In contrast, while men and women may believe women should be involved in politics and in political leadership positions, men are still viewed as better business executives and political leaders by a significant percentage of both men and women.
- When respondents were asked whether they agree or disagree with the statements “On the whole, men make better political leaders than women do” and “On the whole, men make better business executives than women do,” the data shows a significant gender difference in opinions on these questions
(Figure 11 and 12). A majority of men agree that men are better political leaders (67%) and business executives (65%) than women whereas a majority of women (55%) disagree with these statements that men are better political leaders or better business executives.

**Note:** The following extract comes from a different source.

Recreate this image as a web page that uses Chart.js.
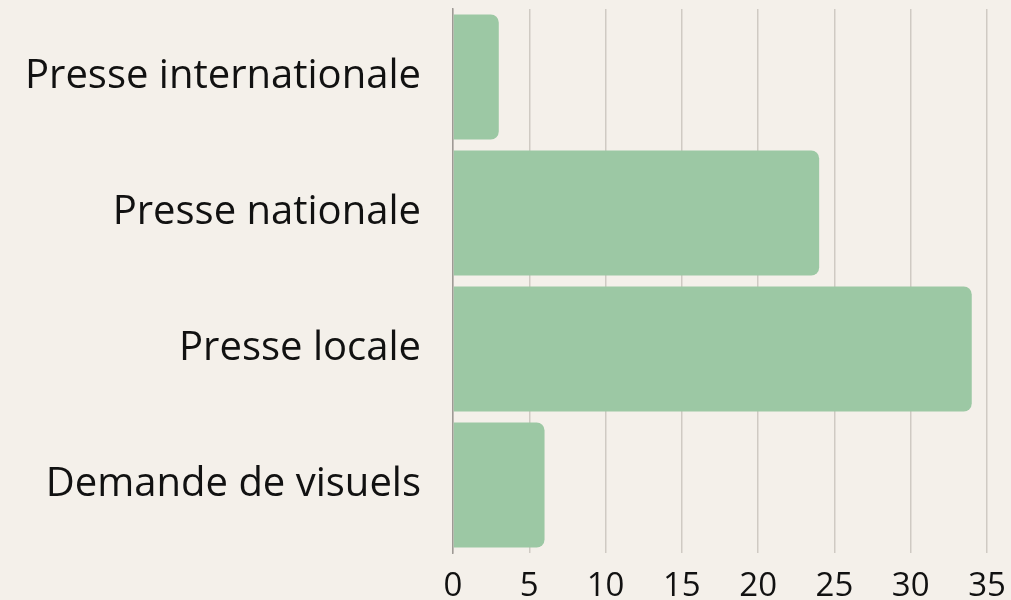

Still, it must be noted that a significant share of women agree men make better political leaders than women do (34%) and men make better business executives than women do (35%). Education levels amongst women do not seem to impact this perception, nor does it matter if women live in urban or rural settlements (Figure 13). Participation in the work force also does not impact women’s opinions on whether men make better business executives in any significant way. Sixty-one percent of working women disagree compared to 54% of non-working women.
- These findings highlight the fact that this traditional stereotype of men being better in leadership roles continues to exist throughout Moroccan society, not just among men but among some women as well. This pervasive perception in society by both men and some women may tend to keep more men in these positions and can hinder women from attaining these types of leadership positions.